Madame Chao,

Described as "INSANITY" by TIME OUT NEW YORK magazine...

"Her body of work is extremely dense- lushly saturated- richer than one's ability to actually experience what's happening"

T. Terbolizard, 2002, 'Better Propaganda, Madame Chao Interview'. Accessed 16 June, 2013.

"The artist’s insistent imagery, created by complex computer software and programming, offers a hip-hop version of reality. She achieves this by sampling seemingly random fragments of video games, noise blasts and pulsating techno beats, mixing them with scenes from cult-classic Asian flicks and odd outtakes of contemporary America, including scenes from TV commercials. The resultant images seem to melt from one to another, forming an intense, chaotic melee that suggests the whirling frames of a kaleidoscope yet somehow manages to remain both cohesive and compelling."
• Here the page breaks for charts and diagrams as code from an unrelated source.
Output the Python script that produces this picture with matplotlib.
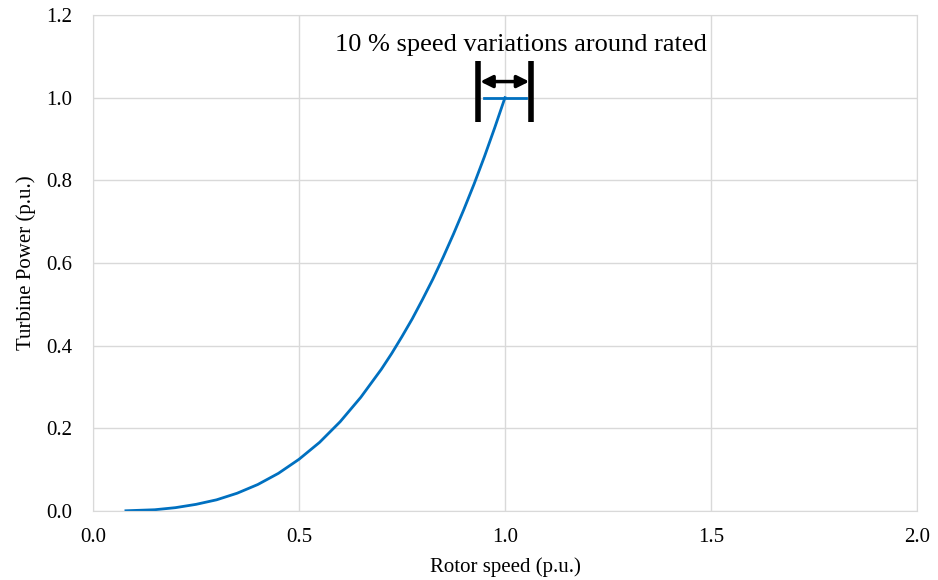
import matplotlib.pyplot as plt
import matplotlib.ticker as ticker

# rotor speed vs turbine power
speed = [0.08, 0.15, 0.2, 0.25, 0.3, 0.35, 0.4, 0.45, 0.5, 0.55, 0.6, 0.65,
         0.7, 0.725, 0.75, 0.775, 0.8, 0.825, 0.85, 0.875, 0.9, 0.925, 0.95, 0.975, 1.0]
power = [0.0005, 0.003, 0.008, 0.016, 0.027, 0.043, 0.064, 0.091, 0.125, 0.166,
         0.216, 0.275, 0.343, 0.381, 0.422, 0.465, 0.512, 0.561, 0.614, 0.670,
         0.729, 0.791, 0.857, 0.927, 1.0]

# rated plateau
rated_speed = [0.95, 1.05]
rated_power = [1.0, 1.0]

# +/- band markers
band_left = 0.935
band_right = 1.064

xticks = [0.0, 0.5, 1.0, 1.5, 2.0]
yticks = [0.0, 0.2, 0.4, 0.6, 0.8, 1.0, 1.2]

plt.rcParams['font.family'] = ['Liberation Serif', 'DejaVu Serif']

fig = plt.figure(figsize=(9.38, 5.8), dpi=100)
ax = fig.add_axes([0.0991, 0.119, 0.8785, 0.8551])

ax.plot(speed, power, color='#0070C0', lw=2)
ax.plot(rated_speed, rated_power, color='#0070C0', lw=2)

# band limits and arrow
ax.plot([band_left, band_left], [0.942, 1.088], color='black', lw=4, solid_capstyle='butt')
ax.plot([band_right, band_right], [0.942, 1.088], color='black', lw=4, solid_capstyle='butt')
ax.annotate('', xy=(band_left + 0.005, 1.039), xytext=(band_right - 0.005, 1.039),
            arrowprops=dict(arrowstyle='<|-|>', color='black', lw=2.5,
                            mutation_scale=18, shrinkA=0, shrinkB=0))
ax.text(1.039, 1.128, '10 % speed variations around rated', ha='center', va='center',
        fontsize=19)

ax.set_xlim(0, 2)
ax.set_ylim(0, 1.2)
ax.set_xticks(xticks)
ax.set_yticks(yticks)
ax.xaxis.set_major_formatter(ticker.FormatStrFormatter('%.1f'))
ax.yaxis.set_major_formatter(ticker.FormatStrFormatter('%.1f'))
ax.tick_params(length=0, labelsize=15)
ax.tick_params(axis='y', pad=15)
ax.tick_params(axis='x', pad=12)

ax.grid(True, color='#d9d9d9', lw=1)
ax.set_axisbelow(True)
for s in ax.spines.values():
    s.set_color('#d9d9d9')

ax.set_xlabel('Rotor speed (p.u.)', fontsize=15, labelpad=8)
ax.set_ylabel('Turbine Power (p.u.)', fontsize=15, labelpad=7)

plt.savefig('out.png', dpi=100)
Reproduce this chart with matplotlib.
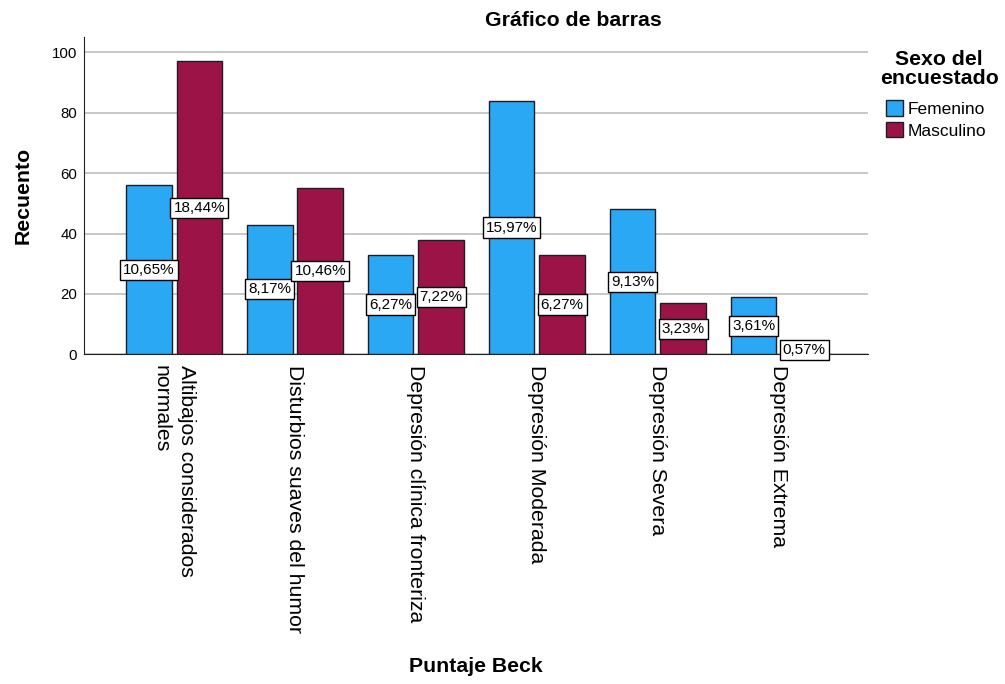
import matplotlib
matplotlib.use("Agg")
import matplotlib.pyplot as plt
import numpy as np

plt.rcParams['font.family'] = ['Liberation Sans', 'DejaVu Sans']

# Beck score categories and counts by sex
categorias = [
    'Altibajos considerados\nnormales',
    'Disturbios suaves del humor',
    'Depresión clínica fronteriza',
    'Depresión Moderada',
    'Depresión Severa',
    'Depresión Extrema',
]
femenino = [56, 43, 33, 84, 48, 19]
masculino = [97, 55, 38, 33, 17, 3]
series = ['Femenino', 'Masculino']
colores = ['#2aa8f4', '#9c1447']

total = sum(femenino) + sum(masculino)

fig = plt.figure(figsize=(10.05, 6.84), dpi=100)
ax = fig.add_axes([0.0836, 0.482, 0.780, 0.4643])

x = np.arange(len(categorias))
ancho = 0.377
desplaz = 0.209

for valores, nombre, color, signo in zip([femenino, masculino], series, colores, [-1, 1]):
    pos = x + signo * desplaz
    ax.bar(pos, valores, width=ancho, color=color, edgecolor='#1e1e2a',
           linewidth=1.0, label=nombre, zorder=3)
    for xi, v in zip(pos, valores):
        pct = v / total * 100
        ax.text(xi, v / 2, f"{pct:.2f}%".replace('.', ','), ha='center', va='center',
                fontsize=11, color='black', zorder=5,
                bbox=dict(boxstyle='square,pad=0.2', facecolor='white',
                          edgecolor='black', linewidth=1.0))

ax.set_xlim(-0.744, 5.736)
ax.set_ylim(0, 105.2)
ax.set_yticks([0, 20, 40, 60, 80, 100])
ax.yaxis.grid(True, color='#c4c4c4', linewidth=1.3, zorder=0)
ax.set_axisbelow(True)

ax.spines['top'].set_visible(False)
ax.spines['right'].set_visible(False)
ax.spines['left'].set_color('#222222')
ax.spines['bottom'].set_color('#222222')

ax.tick_params(axis='y', length=0, pad=5, labelsize=10.8)
ax.tick_params(axis='x', length=0, pad=8)
ax.set_xticks(x)
ax.set_xticklabels(categorias, rotation=270, ha='center', va='top',
                   multialignment='left', linespacing=1.4, fontsize=15.3)

ax.set_ylabel('Recuento', fontsize=15.3, fontweight='bold')
ax.yaxis.set_label_coords(-0.066, 0.5)
ax.set_xlabel('Puntaje Beck', fontsize=15.3, fontweight='bold')
ax.xaxis.set_label_coords(0.5, -0.954)

fig.text(573 / 1005, 1 - 20 / 684, 'Gráfico de barras', ha='center', va='center',
         fontsize=15.3, fontweight='bold')

# legend block at the right
fig.text(939 / 1005, 1 - 69 / 684, 'Sexo del\nencuestado', ha='center', va='center',
         fontsize=15.3, fontweight='bold', linespacing=0.95)
leg = ax.legend(loc='upper left', bbox_to_anchor=(886 / 1005, 1 - 100 / 684),
                bbox_transform=fig.transFigure, frameon=False, fontsize=12.5,
                handlelength=1.0, handleheight=1.0, handletextpad=0.25,
                labelspacing=0.3, borderpad=0, borderaxespad=0)

fig.savefig('out.png', dpi=100)
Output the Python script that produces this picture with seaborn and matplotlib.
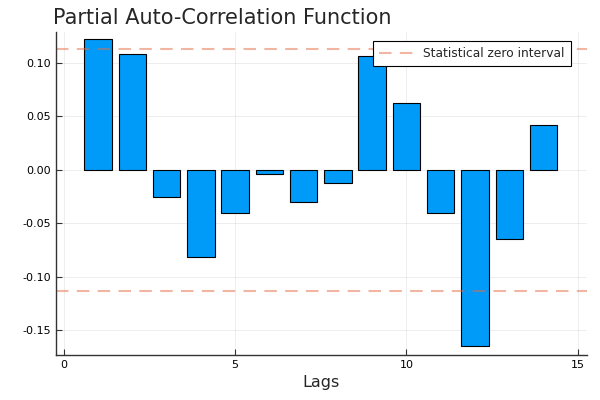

Catherine D. Anspon, 2004, 'Art Lies, a Contemporary Art Journal', Issue 44.

"The mysterious Madame Chao’s high impact, speed metal video art presents an even more complex use of computer programs, databases, video games, noise, hardcore techno, the internet, and pop culture. Each work of art is a radical creation based on the vast flow of information that the artist samples from an almost infinite source of imagery and sound, real or invented, from which she composes non-sequential narratives that define our media culture. Chao’s intensity is reminiscent of the drip paintings of Jackson Pollock and the experimental films of Stan Brakhage. The very velocity and timing of her imagery induces contradictory feelings of excitement and tranquility."

Station Museum of Contemporary Art. Houston, Texas. 29 May, 2004. 'Digital Impact: Video (r)Evolution'. Accessed 16 June, 2013.